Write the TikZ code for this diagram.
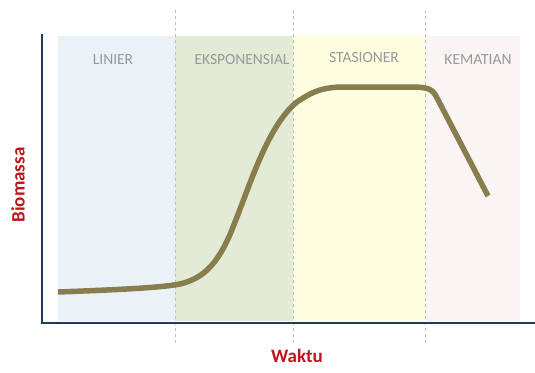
\documentclass[tikz,border=0pt]{standalone}
\usepackage{fontspec}
\setmainfont{Carlito}
\begin{document}
\begin{tikzpicture}[x=1pt,y=-1pt,
  phase/.style={text=gray!80, font=\fontsize{15.5}{18}\selectfont},
  divider/.style={draw=gray!50, dashed, line width=0.6pt},
  axisline/.style={draw=axiscol, line width=2.4pt},
  growth/.style={draw=curvecol, line width=5.5pt, line join=round},
  axislabel/.style={text=labelred, font=\fontsize{19}{22}\selectfont\bfseries}]
\definecolor{axiscol}{HTML}{1E3A5C}
\definecolor{curvecol}{HTML}{877D4D}
\definecolor{labelred}{HTML}{C0141E}
\definecolor{bandA}{HTML}{EAF2F8}
\definecolor{bandB}{HTML}{E3EBD6}
\definecolor{bandC}{HTML}{FDFDE0}
\definecolor{bandD}{HTML}{FAF4F4}
\useasboundingbox[fill=white] (0,0) rectangle (535,372);
% bands
\fill[bandA] (58,36) rectangle (175,321);
\fill[bandB] (175,36) rectangle (293,321);
\fill[bandC] (293,36) rectangle (425,321);
\fill[bandD] (425,36) rectangle (520,321);
% dividers
\draw[divider] (175,10) -- (175,346);
\draw[divider] (293,10) -- (293,346);
\draw[divider] (425,10) -- (425,346);
% phase labels
\node[phase] (lin) at (113,60) {LINIER};
\node[phase] (eks) at (242,60) {EKSPONENSIAL};
\node[phase] (sta) at (364,58) {STASIONER};
\node[phase] (kem) at (478,60) {KEMATIAN};
% axes
\coordinate (top) at (42,34);
\coordinate (origin) at (42,323);
\coordinate (right) at (535,323);
\draw[axisline, line join=miter] (top) -- (origin) -- (right);
% curve
\draw[growth] (58,292) .. controls (110,290) and (160,288) .. (180,284)
  .. controls (205,278) and (220,262) .. (235,222)
  .. controls (250,185) and (268,125) .. (297,102)
  .. controls (309,94) and (318,88) .. (340,87)
  -- (410,87) .. controls (428,87) and (432,89) .. (436,96)
  -- (488,196);
% axis labels
\node[axislabel] (waktu) at (297,356) {Waktu};
\node[axislabel, rotate=90] (bio) at (18,185) {Biomassa};
\end{tikzpicture}
\end{document}
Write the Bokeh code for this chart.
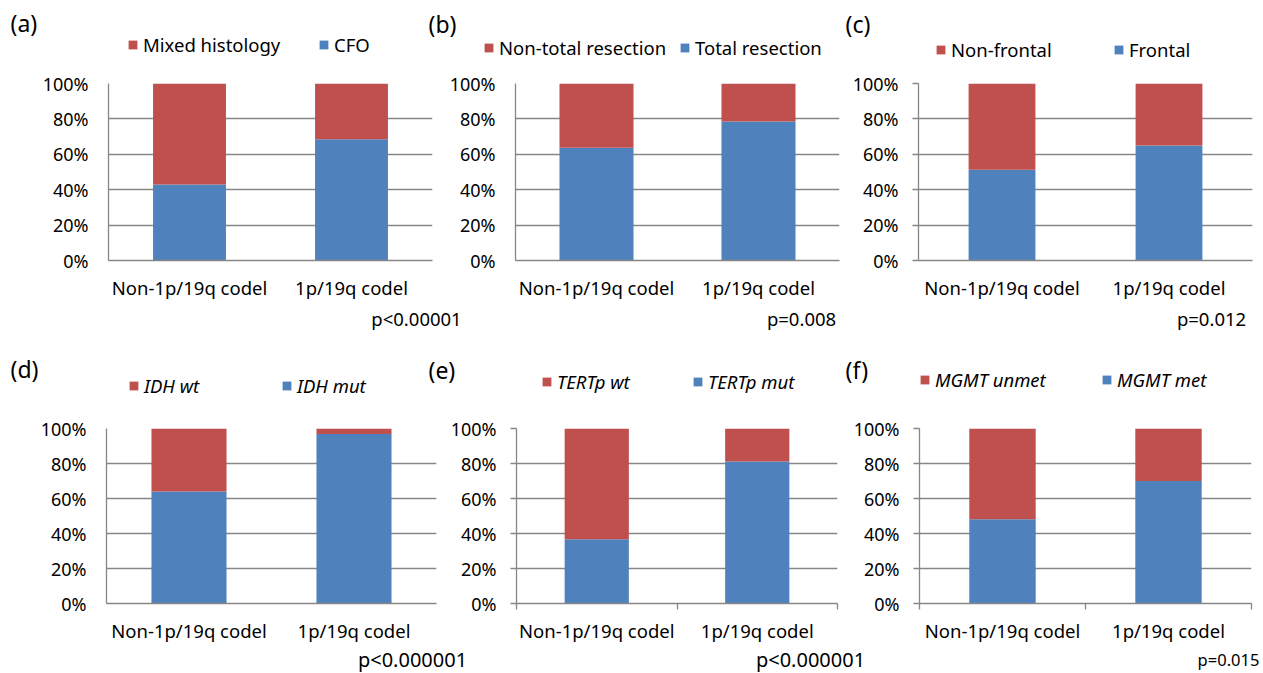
import numpy as np
from bokeh.plotting import figure
from bokeh.models import (Range1d, FixedTicker, NumeralTickFormatter, Legend,
                          LegendItem, Label, ColumnDataSource)
from bokeh.layouts import column, row
from bokeh.core.properties import value
from bokeh.embed import file_html
from bokeh.resources import INLINE

# ---------------- data ----------------
categories = ["Non-1p/19q codel", "1p/19q codel"]
panel_tags = ["(a)", "(b)", "(c)", "(d)", "(e)", "(f)"]
red_names = ["Mixed histology", "Non-total resection", "Non-frontal",
             "IDH wt", "TERTp wt", "MGMT unmet"]
blue_names = ["CFO", "Total resection", "Frontal",
              "IDH mut", "TERTp mut", "MGMT met"]
blue_a = [0.43, 0.685]
red_a = [0.57, 0.315]
blue_b = [0.637, 0.786]
red_b = [0.363, 0.214]
blue_c = [0.513, 0.65]
red_c = [0.487, 0.35]
blue_d = [0.64, 0.969]
red_d = [0.36, 0.031]
blue_e = [0.367, 0.811]
red_e = [0.633, 0.189]
blue_f = [0.482, 0.70]
red_f = [0.518, 0.30]
p_values = ["p<0.00001", "p=0.008", "p=0.012",
            "p<0.000001", "p<0.000001", "p=0.015"]
y_ticks = [0, 0.2, 0.4, 0.6, 0.8, 1.0]

blues = [blue_a, blue_b, blue_c, blue_d, blue_e, blue_f]
reds = [red_a, red_b, red_c, red_d, red_e, red_f]

# ---------------- styles ----------------
BLUE = "#4F81BD"
RED = "#C0504D"
GRID = "#868686"
FONT = "Noto Sans"
PAGE_W = 1263

# chart figures: size, borders, x-range end, bar width, tick styles
styles = [
    dict(w=440, h=242, l=108, r=8, t=23, fh=178, xend=2.0, bw=0.45, yto=0, xto=False),
    dict(w=402, h=242, l=75, r=3, t=23, fh=179, xend=2.0, bw=0.457, yto=0, xto=False),
    dict(w=421, h=242, l=76, r=11, t=20, fh=180, xend=2.0, bw=0.40, yto=6, xto=False),
    dict(w=440, h=245, l=106, r=4, t=19, fh=184, xend=2.0, bw=0.455, yto=0, xto=False),
    dict(w=402, h=245, l=76, r=5, t=24, fh=179, xend=2.0, bw=0.40, yto=6, xto=True),
    dict(w=421, h=245, l=77, r=12, t=28, fh=177, xend=2.0, bw=0.40, yto=6, xto=True),
]

# header strips: tag (left x, centre y from strip top), legend squares (x) and centre y
heads = [
    dict(tag=(10, 22), lr=127, lb=318, lcy=43.5, it=False),
    dict(tag=(428, 23), lr=483, lb=679, lcy=46.5, it=False),
    dict(tag=(845, 23), lr=935, lb=1113, lcy=48.5, it=False),
    dict(tag=(10, 66), lr=128, lb=281, lcy=82.5, it=True),
    dict(tag=(428, 67.5), lr=541, lb=692, lcy=79, it=True),
    dict(tag=(845, 67.5), lr=919, lb=1101, lcy=77, it=True),
]
LEG_H = 26

# p-value placement: centre x, middle y from strip top, font size
pv_pos = [(416, 16, "18.5px"), (801, 16, "18.5px"), (1211, 16, "18.5px"),
          (412, 14, "20px"), (810, 14, "20px"), (1228, 14, "16.5px")]


def make_panel(i):
    st = styles[i]
    xc = [k + 0.5 for k in range(len(categories))]
    src = ColumnDataSource(dict(x=xc, blue=blues[i], red=reds[i]))
    p = figure(width=st["w"], height=st["h"], x_range=Range1d(0, st["xend"]),
               y_range=Range1d(0, 1), output_backend="svg", toolbar_location=None,
               min_border_left=st["l"], min_border_right=st["r"],
               min_border_top=st["t"], min_border_bottom=st["h"] - st["t"] - st["fh"])
    p.outline_line_color = None
    p.background_fill_color = "white"
    p.border_fill_color = "white"
    p.vbar_stack(["blue", "red"], x="x", width=st["bw"], source=src,
                 fill_color=[BLUE, RED], line_color=None)

    xa = p.xaxis[0]
    xa.ticker = FixedTicker(ticks=xc, minor_ticks=[0, 1, 2] if st["xto"] else [])
    xa.major_label_overrides = {x: c for x, c in zip(xc, categories)}
    xa.major_tick_out = 0
    xa.major_tick_in = 0
    xa.minor_tick_in = 0
    xa.minor_tick_out = 6
    xa.minor_tick_line_color = GRID if st["xto"] else None
    xa.minor_tick_line_width = 1.3
    xa.axis_line_color = GRID
    xa.axis_line_width = 1.3
    xa.major_label_standoff = 14 - (6 if st["xto"] else 0)
    xa.major_label_text_font = FONT
    xa.major_label_text_font_size = "18.5px"
    xa.major_label_text_color = "black"

    ya = p.yaxis[0]
    ya.ticker = FixedTicker(ticks=y_ticks, minor_ticks=[])
    ya.formatter = NumeralTickFormatter(format="0%")
    ya.major_tick_in = 0
    ya.major_tick_out = st["yto"]
    ya.major_tick_line_color = GRID
    ya.major_tick_line_width = 1.3
    ya.minor_tick_line_color = None
    ya.axis_line_color = GRID
    ya.axis_line_width = 1.3
    ya.major_label_standoff = 20 - st["yto"]
    ya.major_label_text_font = FONT
    ya.major_label_text_font_size = "18px"
    ya.major_label_text_color = "black"

    p.xgrid.visible = False
    p.ygrid.ticker = FixedTicker(ticks=y_ticks, minor_ticks=[])
    p.ygrid.grid_line_color = GRID
    p.ygrid.grid_line_width = 1.3
    return p


def make_strip(h, tag_idx, pv_idx):
    s = figure(width=PAGE_W, height=h, x_range=Range1d(0, PAGE_W), y_range=Range1d(0, h),
               output_backend="svg", toolbar_location=None, min_border=0,
               x_axis_type=None, y_axis_type=None)
    s.outline_line_color = None
    s.xgrid.visible = False
    s.ygrid.visible = False
    s.background_fill_color = "white"
    s.border_fill_color = "white"
    for i in pv_idx:
        x, y, fs = pv_pos[i]
        s.add_layout(Label(x=x, y=h - y, text=p_values[i], text_font=FONT,
                           text_font_size=fs, text_align="center",
                           text_baseline="middle", text_color="black"))
    # swatch-only renderers (NaN data: nothing drawn in the strip itself)
    swatch_src = ColumnDataSource(dict(x=np.array([np.nan]), top=np.array([np.nan])))
    for i in tag_idx:
        hd = heads[i]
        tx, ty = hd["tag"]
        s.add_layout(Label(x=tx, y=h - ty, text=panel_tags[i], text_font=FONT,
                           text_font_size="23px", text_baseline="middle",
                           text_align="left", text_color="black"))
        r_red = s.vbar(x="x", top="top", width=1, source=swatch_src,
                       fill_color=RED, line_color=None)
        r_blue = s.vbar(x="x", top="top", width=1, source=swatch_src,
                        fill_color=BLUE, line_color=None)
        for r, name, lx in [(r_red, red_names[i], hd["lr"]), (r_blue, blue_names[i], hd["lb"])]:
            leg = Legend(items=[LegendItem(label=value(name), renderers=[r])],
                         location=(lx, h - (hd["lcy"] + LEG_H / 2)),
                         orientation="horizontal", glyph_width=11, glyph_height=11,
                         label_standoff=5, padding=0, margin=0, spacing=0,
                         border_line_color=None, background_fill_alpha=0,
                         label_text_font=FONT, label_text_font_size="18.5px",
                         label_text_font_style="italic" if hd["it"] else "normal",
                         label_text_color="black")
            s.add_layout(leg)
    return s


panels = [make_panel(i) for i in range(6)]
head1 = make_strip(60, [0, 1, 2], [])
mid = make_strip(98, [3, 4, 5], [0, 1, 2])
foot = make_strip(28, [], [3, 4, 5])

layout = column(head1,
                row(panels[0], panels[1], panels[2], spacing=0),
                mid,
                row(panels[3], panels[4], panels[5], spacing=0),
                foot, spacing=0)

open("out.html", "w").write(file_html(layout, INLINE))
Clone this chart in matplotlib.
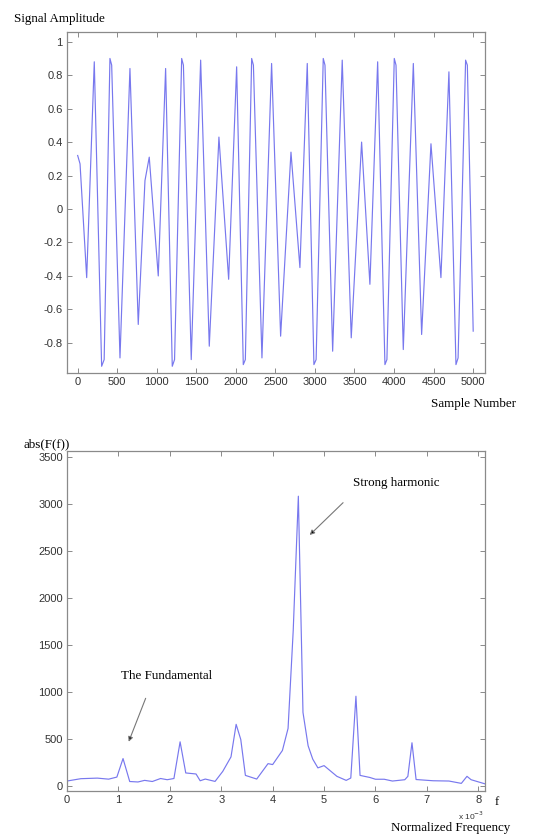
# Signal and its spectrum
import matplotlib
matplotlib.use("Agg")
import matplotlib.pyplot as plt

# time signal: sample number and amplitude
samples = [0, 30, 114, 210, 303, 335, 408, 430, 535, 661, 766, 851, 905, 1019,
           1112, 1196, 1225, 1315, 1337, 1436, 1555, 1664, 1786, 1909,
           2010, 2094, 2120, 2200, 2222, 2330, 2452, 2566, 2697, 2810,
           2903, 2987, 3015, 3105, 3127, 3224, 3345, 3459, 3590, 3695,
           3793, 3885, 3910, 4003, 4025, 4117, 4244, 4349, 4467, 4593,
           4694, 4783, 4810, 4905, 4927, 5001]
amplitude = [0.32, 0.27, -0.41, 0.88, -0.94, -0.90, 0.90, 0.86, -0.89, 0.84, -0.69, 0.17, 0.31, -0.40,
             0.84, -0.94, -0.90, 0.90, 0.86, -0.90, 0.89, -0.82, 0.43, -0.42,
             0.85, -0.93, -0.90, 0.90, 0.86, -0.89, 0.87, -0.76, 0.34, -0.35,
             0.87, -0.93, -0.90, 0.90, 0.86, -0.85, 0.89, -0.77, 0.40, -0.45,
             0.88, -0.93, -0.90, 0.90, 0.86, -0.84, 0.87, -0.75, 0.39, -0.41,
             0.82, -0.93, -0.89, 0.89, 0.86, -0.73]

# spectrum: normalized frequency (x 10^-3) and magnitude
freq = [0, 0.27, 0.59, 0.81, 0.97, 1.09, 1.22, 1.38, 1.51, 1.66, 1.82, 1.95, 2.08, 2.20,
        2.31, 2.51, 2.59, 2.69, 2.88, 3.03, 3.19, 3.29, 3.38, 3.47, 3.69, 3.91, 4.00,
        4.19, 4.30, 4.40, 4.50, 4.59, 4.69, 4.78, 4.88, 5.00, 5.25, 5.43, 5.52, 5.62,
        5.70, 5.89, 6.00, 6.17, 6.33, 6.57, 6.63, 6.71, 6.79, 7.12, 7.43, 7.67, 7.78,
        7.86, 8.13]
magnitude = [50, 75, 81, 70, 92, 289, 45, 40, 57, 45, 77, 64, 77, 467,
             136, 125, 53, 71, 46, 153, 307, 653, 492, 110, 71, 235, 225,
             375, 610, 1650, 3080, 780, 425, 283, 190, 214, 100, 57, 82, 952,
             110, 88, 69, 69, 50, 64, 100, 457, 66, 53, 50, 25, 100,
             64, 20]

line_color = "#7878ee"
frame_color = "#8a8a8a"
serif = "Liberation Serif"
sans = "Liberation Sans"
fs = 9.4

fig = plt.figure(figsize=(5.42, 8.34), dpi=100)
ax1 = fig.add_axes([0.1236, 0.5528, 0.7712, 0.4088])
ax2 = fig.add_axes([0.1236, 0.0519, 0.7712, 0.4077])


def style(ax):
    for s in ax.spines.values():
        s.set_color(frame_color)
        s.set_linewidth(0.9)
    ax.tick_params(direction="in", top=True, right=True, length=3.5,
                   width=0.7, color=frame_color, labelsize=8,
                   labelcolor="#333333", pad=3)
    for lab in ax.get_xticklabels() + ax.get_yticklabels():
        lab.set_family(sans)


# top panel
ax1.plot(samples, amplitude, color=line_color, lw=0.85)
ax1.set_xlim(-135, 5150)
ax1.set_ylim(-0.98, 1.058)
ax1.set_xticks(range(0, 5001, 500))
yt = [-0.8, -0.6, -0.4, -0.2, 0, 0.2, 0.4, 0.6, 0.8, 1]
ax1.set_yticks(yt)
ax1.set_yticklabels(["-0.8", "-0.6", "-0.4", "-0.2", "0", "0.2", "0.4", "0.6", "0.8", "1"])
style(ax1)

fig.text(14 / 542, 1 - 19 / 834, "Signal Amplitude", family=serif, fontsize=fs,
         va="center", ha="left")
fig.text(516 / 542, 1 - 404 / 834, "Sample Number", family=serif, fontsize=fs,
         va="center", ha="right")

# bottom panel
ax2.plot(freq, magnitude, color=line_color, lw=0.85)
ax2.set_xlim(0, 8.13)
ax2.set_ylim(-53, 3564)
ax2.set_xticks(range(0, 9))
ax2.set_yticks(range(0, 3501, 500))
style(ax2)

ax2.text(5.56, 3224, "Strong harmonic", family=serif, fontsize=fs, va="center")
ax2.annotate("", xy=(4.72, 2667), xytext=(5.37, 3011),
             arrowprops=dict(arrowstyle="-|>", fc="black", ec="#777777",
                             lw=0.8, mutation_scale=7, shrinkA=0, shrinkB=0))
ax2.text(1.05, 1167, "The Fundamental", family=serif, fontsize=fs, va="center")
ax2.annotate("", xy=(1.20, 468), xytext=(1.53, 930),
             arrowprops=dict(arrowstyle="-|>", fc="black", ec="#777777",
                             lw=0.8, mutation_scale=7, shrinkA=0, shrinkB=0))

fig.text(23 / 542, 1 - 444 / 834, "abs(F(f))", family=serif, fontsize=fs,
         va="center", ha="left")
fig.text(497 / 542, 1 - 802 / 834, "f", family=serif, fontsize=fs,
         va="center", ha="center")
fig.text(471 / 542, 1 - 816 / 834, r"x 10$^{-3}$", family=sans, fontsize=6,
         va="center", ha="center", color="#333333")
fig.text(510 / 542, 1 - 828 / 834, "Normalized Frequency", family=serif,
         fontsize=fs, va="center", ha="right")

fig.savefig("out.png", dpi=100, facecolor="white")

What this task involves =
Both the line containing "Clone this chart in matplotlib." and the line containing "import matplotlib.pyplot as plt" belong in the copy, along with every line between them. Reproduce that stretch exactly, without the pictures.

Problem solution =
Clone this chart in matplotlib.
# Signal and its spectrum
import matplotlib
matplotlib.use("Agg")
import matplotlib.pyplot as plt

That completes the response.